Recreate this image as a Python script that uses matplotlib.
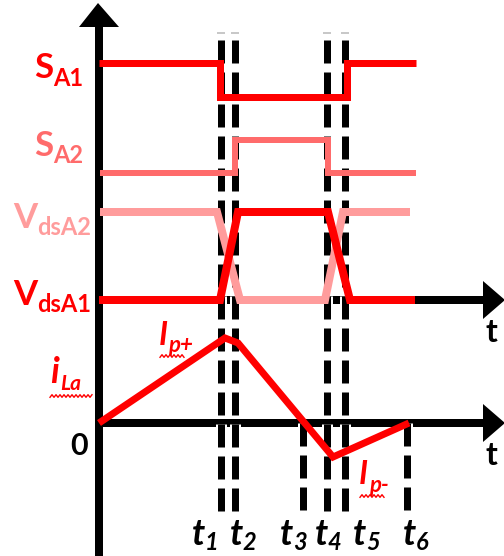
import matplotlib
matplotlib.use("Agg")
import matplotlib.pyplot as plt
import numpy as np
from matplotlib import patheffects as pe
from matplotlib.transforms import Affine2D

plt.rcParams["lines.scale_dashes"] = False

# ---------------------------------------------------------------- data
# switching instants (time units)
t_marks = [1.22, 1.36, 2.04, 2.28, 2.46, 3.08]        # t1 .. t6
t_labels = ["1", "2", "3", "4", "5", "6"]
t_end = 3.17                                          # end of drawn traces

# gate signals (0 = off, 1 = on)
sa1_t = [0.0, 1.21, 1.21, 2.48, 2.48, t_end]
sa1_v = [1, 1, 0, 0, 1, 1]
sa2_t = [0.01, 1.36, 1.36, 2.29, 2.29, t_end]
sa2_v = [0, 0, 1, 1, 0, 0]

# drain-source voltages (normalised)
vds_a2_t = [0.01, 1.18, 1.41, 2.26, 2.44, 3.11]
vds_a2_v = [1, 1, 0, 0, 1, 1]
vds_a1_t = [0.0, 1.21, 1.39, 2.29, 2.51, 3.16]
vds_a1_v = [0, 0, 1, 1, 0, 0]

# inductor current
ila_t = [0.0, 1.26, 1.39, 2.34, 3.10]
ila_v = [0.0, 8.5, 8.0, -3.4, 0.0]

# ---------------------------------------------------------------- layout
W, H = 504, 556
PX = 72 / 100                      # points per pixel at 100 dpi

RED = "#ff0000"
PINK = "#ff6b6b"
LIGHT = "#ff9c9c"

# vertical placement of each trace: (baseline, amplitude)
SA1_POS = (32.6, 3.4)
SA2_POS = (25.0, 3.3)
VDS_POS = (12.3, 8.8)

fig = plt.figure(figsize=(W / 100, H / 100), dpi=100)
ax = fig.add_axes([0, 0, 1, 1])
ax.set_xlim(-0.99, 4.05)
ax.set_ylim(-13.3, 42.3)
ax.axis("off")

px_tf = Affine2D().scale(1 / W, -1 / H).translate(0, 1) + fig.transFigure

# ---------------------------------------------------------------- axes with arrows
AX_LW = 8 * PX
ax.plot([0, 0], [-13.3, 39.8], color="black", lw=AX_LW, solid_capstyle="butt", zorder=1)
ax.fill([-0.20, 0.20, -0.01], [39.6, 39.6, 42.0], color="black", lw=0, zorder=1)
for y0 in (VDS_POS[0], 0.0):
    ax.plot([-0.04, 3.86], [y0, y0], color="black", lw=AX_LW, solid_capstyle="butt", zorder=1)
    ax.fill([3.84, 3.84, 4.06], [y0 + 1.9, y0 - 1.9, y0], color="black", lw=0, zorder=1)

# ---------------------------------------------------------------- dashed time markers
halo = [pe.Stroke(linewidth=11 * PX, foreground="white"), pe.Normal()]
dash_kw = dict(color="black", lw=7 * PX, dashes=(23 * PX, 9 * PX),
               dash_capstyle="butt", path_effects=halo, zorder=2)
long_marks = [0, 1, 3, 4]
for i, tm in enumerate(t_marks):
    top = 38.3 if i in long_marks else 0.0
    ax.plot([tm, tm], [top, -8.9], **dash_kw)
    if i in long_marks:
        ax.plot([tm - 0.03, tm + 0.03], [39.0, 39.0], color="#c8c8c8", lw=2 * PX, zorder=2)

# ---------------------------------------------------------------- waveforms
wave_kw = dict(solid_joinstyle="miter", solid_capstyle="butt", zorder=3)


def trace(ts, vs, pos, color, lw):
    base, amp = pos
    ax.plot(ts, [base + amp * v for v in vs], color=color, lw=lw * PX, **wave_kw)


trace(sa1_t, sa1_v, SA1_POS, RED, 7)
trace(sa2_t, sa2_v, SA2_POS, PINK, 6)
trace(vds_a2_t, vds_a2_v, VDS_POS, LIGHT, 8)
trace(vds_a1_t, vds_a1_v, VDS_POS, RED, 8)
ax.plot(ila_t, ila_v, color=RED, lw=7 * PX, solid_joinstyle="miter",
        solid_capstyle="butt", zorder=3)

# ---------------------------------------------------------------- text
FONT = "Lato"


def txt(x, y, s, size, color, style="normal", ha="left"):
    ax.text(x, y, s, transform=px_tf, fontsize=size, color=color, family=FONT,
            fontweight="bold", fontstyle=style, ha=ha, va="baseline", zorder=4)


def squiggle(x0, x1, y0, color=RED):
    xs = np.arange(x0, x1 + 1, 2.0)
    ys = y0 + 1.3 * (-1.0) ** np.arange(len(xs))
    ax.plot(xs, ys, transform=px_tf, color=color, lw=1.0, zorder=4)


# signal names
txt(53, 78, "S", 25, RED, ha="right")
txt(53, 86, "A1", 17, RED)
txt(53, 156, "S", 25, PINK, ha="right")
txt(53, 163, "A2", 17, PINK)
txt(37, 228, "V", 25, LIGHT, ha="right")
txt(37, 235, "dsA2", 17, LIGHT)
txt(37, 305, "V", 25, RED, ha="right")
txt(37, 312, "dsA1", 17, RED)

# current labels
txt(59, 383, "i", 26, RED, style="italic", ha="right")
txt(60, 390, "La", 15, RED, style="italic")
squiggle(50, 92, 396)
txt(168, 345, "I", 23, RED, style="italic", ha="right")
txt(168, 352, "p+", 16, RED, style="italic")
squiggle(160, 184, 356)
txt(368, 484, "I", 23, RED, style="italic", ha="right")
txt(369, 492, "p-", 16, RED, style="italic")
squiggle(360, 384, 496)

# axis labels
txt(79, 455, "0", 22, "black", ha="center")
txt(486, 342, "t", 23, "black")
txt(486, 465, "t", 23, "black")

# time instant labels
t_label_x = [192, 230, 280, 315, 353, 403]
for lx, sub in zip(t_label_x, t_labels):
    txt(lx, 545, "t", 26, "black", style="italic")
    txt(lx + 13, 550, sub, 17, "black", style="italic")

fig.savefig("out.png", dpi=100)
================================
§ Exercise details
Identify every line above with the string "matplotlib" in it. Copy those lines.

§ Task output
Recreate this image as a Python script that uses matplotlib.
import matplotlib
matplotlib.use("Agg")
import matplotlib.pyplot as plt
from matplotlib import patheffects as pe
from matplotlib.transforms import Affine2D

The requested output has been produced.